The use of AI in university classrooms seems to vary. Some professors prohibit its use, others permit it as long as students are open about how they’ve used it. “Show your work,” in other words. How do you deal with AI in your classroom?

I like to teach my students how to think critically about AI: “What is a data model? What does it represent? What data is missing? What aspects of making data are impossible to capture and quantify?” We also interrogate who makes these systems. We talk about Kenyan data cleaners, coltan miners, people who have to make hardware. We talk about copyright infringement, the environment, and the incredible amounts of energy that these systems take. Rather than talking about these products as simply tools, we understand these products as a set of economic, social, and political choices that involve millions of people, whether they are beneficiaries of using large language models or a cog in the wheel of exploitation toward making it. Those are very rich, fascinating important ideas to talk about with students because they are getting fed the same propaganda that everyone else is in the marketing materials that come out of these big companies — with all the promises and none of the consequences or responsibilities that come along with it. Then they can decide whether to burn down a tree to use ChatGPT to tell them where to have dinner tonight. Rather than having a moral judgement about whether AI is good or bad, I want students to be able to ask, “Is it worth it for me to use it? When is it necessary? Do I understand the logic of how to arrive at a solution if we don’t have AI?” Those critical thinking skills are the best ways to be engaging with these products.
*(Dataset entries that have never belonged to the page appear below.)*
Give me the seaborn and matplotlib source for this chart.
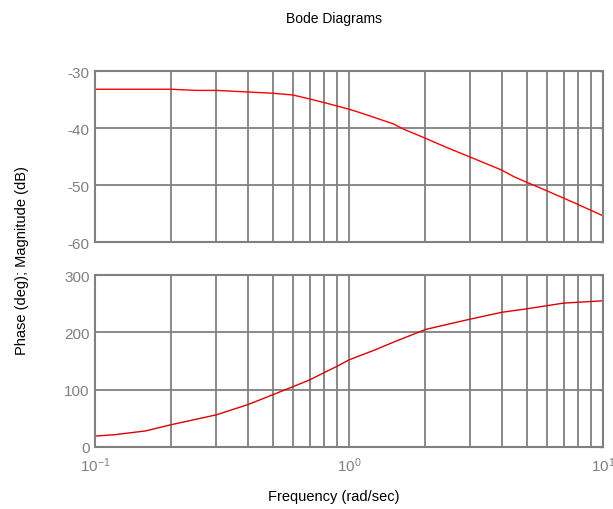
import matplotlib
matplotlib.use("Agg")
import matplotlib.pyplot as plt
import numpy as np
import pandas as pd
import seaborn as sns

# Frequency response samples (rad/sec)
mag_freq = [0.1, 0.2, 0.25, 0.3, 0.5, 0.6, 0.7, 0.84, 1.0, 1.14, 1.5, 1.64, 2.0, 2.42,
            3.0, 4.0, 4.44, 5.0, 6.0, 7.87, 10.0]
mag_db = [-33.2, -33.2, -33.4, -33.4, -33.9, -34.2, -34.9, -35.8, -36.7, -37.5, -39.3, -40.2,
          -41.8, -43.4, -45.1, -47.4, -48.5, -49.5, -51.0, -53.3, -55.4]

phase_freq = [0.1, 0.12, 0.158, 0.2, 0.3, 0.4, 0.5, 0.6, 0.7, 0.8, 0.9, 1.0, 1.26, 1.5,
              2.0, 2.5, 3.0, 4.0, 5.0, 7.0, 10.0]
phase_deg = [19, 21.5, 28, 39, 56, 74, 91, 105, 117, 130, 141, 152, 169, 183,
             205, 215, 223, 235, 241, 251, 255]

mag_ticks = [-60, -50, -40, -30]
phase_ticks = [0, 100, 200, 300]

sns.set_theme(style="white")
plt.rcParams["font.family"] = ["Liberation Sans", "DejaVu Sans"]
plt.rcParams["axes.unicode_minus"] = False

mag_df = pd.DataFrame({"freq": mag_freq, "mag": mag_db})
phase_df = pd.DataFrame({"freq": phase_freq, "phase": phase_deg})

fig = plt.figure(figsize=(6.13, 5.10), dpi=100)
ax_mag = fig.add_axes([0.155, 0.5235, 0.8287, 0.3353])
ax_ph = fig.add_axes([0.155, 0.1216, 0.8287, 0.3372])

grid_color = "#808080"
tick_color = "#808080"

sns.lineplot(data=mag_df, x="freq", y="mag", ax=ax_mag, color="#ff0000", linewidth=1.0)
sns.lineplot(data=phase_df, x="freq", y="phase", ax=ax_ph, color="#dd0000", linewidth=1.0)

for ax, ticks in ((ax_mag, mag_ticks), (ax_ph, phase_ticks)):
    ax.set_xscale("log")
    ax.set_xlim(0.1, 10)
    ax.set_ylim(ticks[0], ticks[-1])
    ax.set_yticks(ticks)
    ax.set_xlabel("")
    ax.set_ylabel("")
    ax.grid(True, which="both", axis="x", color=grid_color, linewidth=1.3)
    ax.grid(True, which="major", axis="y", color=grid_color, linewidth=1.3)
    for s in ax.spines.values():
        s.set_color(grid_color)
        s.set_linewidth(1.5)
    ax.tick_params(axis="both", which="both", direction="in", colors=tick_color,
                   labelsize=11, length=3, width=1)
    ax.tick_params(axis="y", right=True, pad=4)
    ax.tick_params(axis="x", which="minor", length=0)

ax_mag.tick_params(axis="x", labelbottom=False, length=0)
ax_ph.set_xticks([0.1, 1, 10])
ax_ph.set_xticklabels([r"$\mathregular{10^{-1}}$", r"$\mathregular{10^{0}}$", r"$\mathregular{10^{1}}$"])
ax_ph.tick_params(axis="x", which="major", pad=6, length=0)

fig.text(0.545, 0.962, "Bode Diagrams", ha="center", va="center", fontsize=10, color="black")
fig.text(0.545, 0.025, "Frequency (rad/sec)", ha="center", va="center", fontsize=10.5, color="black")
fig.text(0.036, 0.49, "Phase (deg); Magnitude (dB)", ha="center", va="center",
         rotation=90, fontsize=10.5, color="black")

fig.savefig("out.png", dpi=100)
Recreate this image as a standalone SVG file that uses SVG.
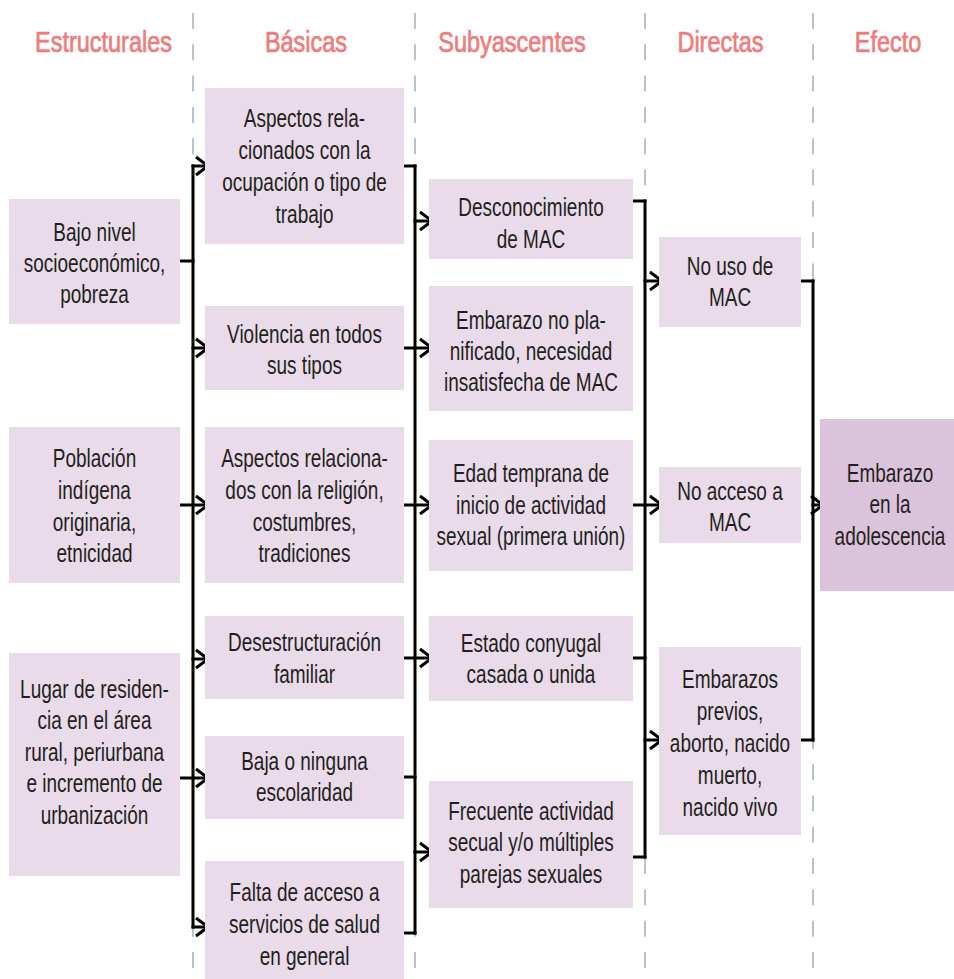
<svg xmlns="http://www.w3.org/2000/svg" xmlns:xlink="http://www.w3.org/1999/xlink" width="954" height="979" viewBox="0 0 954 979">
<style>
.box{fill:#e9dbe9}
.boxe{fill:#dcc3dc}
.t{font-family:"Liberation Sans",Arial,sans-serif;font-size:25px;fill:#231f20;text-anchor:middle}
.h{font-family:"Liberation Sans",Arial,sans-serif;font-size:29px;fill:#ef7c7c;stroke:#ef7c7c;stroke-width:0.7;text-anchor:middle}
.dash{stroke:#a8b3be;stroke-width:1.6;stroke-dasharray:16 15.3;fill:none}
.c{stroke:#000;stroke-width:3;fill:none;stroke-linecap:square}
.hd{stroke:#000;stroke-width:3;fill:none;stroke-linejoin:miter}
</style>
<defs>
<path id="chev" d="M-12,-9 L0,0 L-12,9"/>
</defs>
<rect width="954" height="979" fill="#fff"/>
<g id="guides">
<line class="dash" x1="193" y1="13" x2="193" y2="979"/>
<line class="dash" x1="415" y1="13" x2="415" y2="979"/>
<line class="dash" x1="645" y1="13" x2="645" y2="979"/>
<line class="dash" x1="813" y1="13" x2="813" y2="979"/>
</g>
<g id="headers">
<text class="h" transform="translate(103.5 0) scale(0.81 1)" x="0" y="52">Estructurales</text>
<text class="h" transform="translate(306 0) scale(0.81 1)" x="0" y="52">Básicas</text>
<text class="h" transform="translate(512 0) scale(0.81 1)" x="0" y="52">Subyascentes</text>
<text class="h" transform="translate(720.5 0) scale(0.81 1)" x="0" y="52">Directas</text>
<text class="h" transform="translate(888 0) scale(0.81 1)" x="0" y="52">Efecto</text>
</g>
<g id="connectors">
<path class="c" d="M193,166 V927"/>
<path class="c" d="M180,261 H193"/>
<path class="c" d="M193,166 H207"/>
<path class="c" d="M193,348 H207"/>
<path class="c" d="M180,505 H207"/>
<path class="c" d="M193,659 H207"/>
<path class="c" d="M180,778 H207"/>
<path class="c" d="M193,927 H207"/>
<path class="c" d="M415,166 V933"/>
<path class="c" d="M404,166 H415"/>
<path class="c" d="M404,777 H415"/>
<path class="c" d="M404,933 H415"/>
<path class="c" d="M415,221 H431"/>
<path class="c" d="M404,348 H431"/>
<path class="c" d="M404,505 H431"/>
<path class="c" d="M404,658 H431"/>
<path class="c" d="M415,852 H431"/>
<path class="c" d="M645,201 V857"/>
<path class="c" d="M633,201 H645"/>
<path class="c" d="M633,658 H645"/>
<path class="c" d="M633,857 H645"/>
<path class="c" d="M645,281 H661"/>
<path class="c" d="M633,505 H661"/>
<path class="c" d="M645,740 H661"/>
<path class="c" d="M813,281 V740"/>
<path class="c" d="M801,281 H813"/>
<path class="c" d="M801,740 H813"/>
<path class="c" d="M813,505 H822"/>
<use class="hd" href="#chev" xlink:href="#chev" x="208" y="166"/>
<use class="hd" href="#chev" xlink:href="#chev" x="208" y="348"/>
<use class="hd" href="#chev" xlink:href="#chev" x="208" y="505"/>
<use class="hd" href="#chev" xlink:href="#chev" x="208" y="659"/>
<use class="hd" href="#chev" xlink:href="#chev" x="208" y="778"/>
<use class="hd" href="#chev" xlink:href="#chev" x="208" y="927"/>
<use class="hd" href="#chev" xlink:href="#chev" x="432" y="221"/>
<use class="hd" href="#chev" xlink:href="#chev" x="432" y="348"/>
<use class="hd" href="#chev" xlink:href="#chev" x="432" y="505"/>
<use class="hd" href="#chev" xlink:href="#chev" x="432" y="658"/>
<use class="hd" href="#chev" xlink:href="#chev" x="432" y="852"/>
<use class="hd" href="#chev" xlink:href="#chev" x="662" y="281"/>
<use class="hd" href="#chev" xlink:href="#chev" x="662" y="505"/>
<use class="hd" href="#chev" xlink:href="#chev" x="662" y="740"/>
<use class="hd" href="#chev" xlink:href="#chev" x="823" y="505"/>
</g>
<g id="n-bajo-nivel">
<rect class="box" x="9" y="199" width="171" height="125"/>
<text class="t" transform="translate(94.5 0) scale(0.76 1)"><tspan x="0" y="241">Bajo nivel</tspan><tspan x="0" y="272">socioeconómico,</tspan><tspan x="0" y="303">pobreza</tspan></text>
</g>
<g id="n-poblacion">
<rect class="box" x="9" y="427" width="171" height="156"/>
<text class="t" transform="translate(94.5 0) scale(0.76 1)"><tspan x="0" y="467">Población</tspan><tspan x="0" y="499">indígena</tspan><tspan x="0" y="531">originaria,</tspan><tspan x="0" y="562">etnicidad</tspan></text>
</g>
<g id="n-lugar">
<rect class="box" x="9" y="653" width="171" height="223"/>
<text class="t" transform="translate(94.5 0) scale(0.76 1)"><tspan x="0" y="698">Lugar de residen-</tspan><tspan x="0" y="729.5">cia en el área</tspan><tspan x="0" y="761">rural, periurbana</tspan><tspan x="0" y="792.5">e incremento de</tspan><tspan x="0" y="824">urbanización</tspan></text>
</g>
<g id="n-ocupacion">
<rect class="box" x="205" y="88" width="199" height="156"/>
<text class="t" transform="translate(304.5 0) scale(0.76 1)"><tspan x="0" y="127">Aspectos rela-</tspan><tspan x="0" y="159">cionados con la</tspan><tspan x="0" y="191">ocupación o tipo de</tspan><tspan x="0" y="223">trabajo</tspan></text>
</g>
<g id="n-violencia">
<rect class="box" x="205" y="306" width="199" height="84"/>
<text class="t" transform="translate(304.5 0) scale(0.76 1)"><tspan x="0" y="343">Violencia en todos</tspan><tspan x="0" y="374">sus tipos</tspan></text>
</g>
<g id="n-religion">
<rect class="box" x="205" y="427" width="199" height="156"/>
<text class="t" transform="translate(304.5 0) scale(0.76 1)"><tspan x="0" y="467">Aspectos relaciona-</tspan><tspan x="0" y="499">dos con la religión,</tspan><tspan x="0" y="531">costumbres,</tspan><tspan x="0" y="562">tradiciones</tspan></text>
</g>
<g id="n-desestructuracion">
<rect class="box" x="205" y="616" width="199" height="83"/>
<text class="t" transform="translate(304.5 0) scale(0.76 1)"><tspan x="0" y="651">Desestructuración</tspan><tspan x="0" y="683">familiar</tspan></text>
</g>
<g id="n-escolaridad">
<rect class="box" x="205" y="736" width="199" height="83"/>
<text class="t" transform="translate(304.5 0) scale(0.76 1)"><tspan x="0" y="770">Baja o ninguna</tspan><tspan x="0" y="801">escolaridad</tspan></text>
</g>
<g id="n-salud">
<rect class="box" x="205" y="861" width="199" height="118"/>
<text class="t" transform="translate(304.5 0) scale(0.76 1)"><tspan x="0" y="901">Falta de acceso a</tspan><tspan x="0" y="933">servicios de salud</tspan><tspan x="0" y="965">en general</tspan></text>
</g>
<g id="n-desconocimiento">
<rect class="box" x="429" y="179" width="204" height="80"/>
<text class="t" transform="translate(531 0) scale(0.76 1)"><tspan x="0" y="216">Desconocimiento</tspan><tspan x="0" y="248">de MAC</tspan></text>
</g>
<g id="n-no-planificado">
<rect class="box" x="429" y="286" width="204" height="125"/>
<text class="t" transform="translate(531 0) scale(0.76 1)"><tspan x="0" y="329">Embarazo no pla-</tspan><tspan x="0" y="360.5">nificado, necesidad</tspan><tspan x="0" y="391">insatisfecha de MAC</tspan></text>
</g>
<g id="n-edad">
<rect class="box" x="429" y="440" width="204" height="131"/>
<text class="t" transform="translate(531 0) scale(0.76 1)"><tspan x="0" y="482">Edad temprana de</tspan><tspan x="0" y="514">inicio de actividad</tspan><tspan x="0" y="545">sexual (primera unión)</tspan></text>
</g>
<g id="n-conyugal">
<rect class="box" x="429" y="616" width="204" height="85"/>
<text class="t" transform="translate(531 0) scale(0.76 1)"><tspan x="0" y="652">Estado conyugal</tspan><tspan x="0" y="683">casada o unida</tspan></text>
</g>
<g id="n-frecuente">
<rect class="box" x="429" y="781" width="204" height="127"/>
<text class="t" transform="translate(531 0) scale(0.76 1)"><tspan x="0" y="820">Frecuente actividad</tspan><tspan x="0" y="851.5">secual y/o múltiples</tspan><tspan x="0" y="883">parejas sexuales</tspan></text>
</g>
<g id="n-no-uso">
<rect class="box" x="659" y="237" width="142" height="90"/>
<text class="t" transform="translate(730 0) scale(0.76 1)"><tspan x="0" y="275">No uso de</tspan><tspan x="0" y="306.5">MAC</tspan></text>
</g>
<g id="n-no-acceso">
<rect class="box" x="659" y="467" width="142" height="76"/>
<text class="t" transform="translate(730 0) scale(0.76 1)"><tspan x="0" y="500">No acceso a</tspan><tspan x="0" y="531.5">MAC</tspan></text>
</g>
<g id="n-previos">
<rect class="box" x="659" y="647" width="142" height="188"/>
<text class="t" transform="translate(730 0) scale(0.76 1)"><tspan x="0" y="688">Embarazos</tspan><tspan x="0" y="720">previos,</tspan><tspan x="0" y="752">aborto, nacido</tspan><tspan x="0" y="784">muerto,</tspan><tspan x="0" y="816">nacido vivo</tspan></text>
</g>
<g id="n-efecto">
<rect class="boxe" x="820" y="419" width="134" height="172"/>
<text class="t" transform="translate(890 0) scale(0.76 1)"><tspan x="0" y="482">Embarazo</tspan><tspan x="0" y="513.5">en la</tspan><tspan x="0" y="545">adolescencia</tspan></text>
</g>
</svg>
To modify a common analogy, it seems in many ways as if the horse has already gotten out of the barn. But we can’t give up on building fences — the guardrails. What do you think the guardrails to AI technology look like, and will they get built by popular political action, in voting booths, legislatures, and Congress?

I began “Algorithms of Oppression” by saying that artificial intelligence will be a major human rights issue of the 21st century, because it’s more than just a tool. It’s about international labor relations, economies, the environment, the decline of our cognitive capacities, mental health and well-being and that of our children. We are already forced to contend with these issues, but we’re seeing responses. I heard recently about nine new lawsuits against OpenAI, against Character AI. There will always be the risk investors face. The truth is all of our pensions are propping up these dangerous, capricious investments coming out of venture capital. That’s our pension funds that are being used in speculative ways. I think consumers and workers will demand divestment from surveillance, anti-democratic, and authoritarian technologies. That’s, in theory, another powerful front. More and more people are not letting their kids on screens. More and more kids are turning their back on social media. So, there will also be protections that people will try to put in place for their families and communities. Everyone has something to say and has a stake in the kinds of world that we want to live in. Many, many more people are involved in these conversations than ever have been before. That’s very exciting because it means that if we don’t want some of these worst, most dangerous kinds of products, then what do we want? What can we make? What else is possible? I think that there’s a building appetite for that.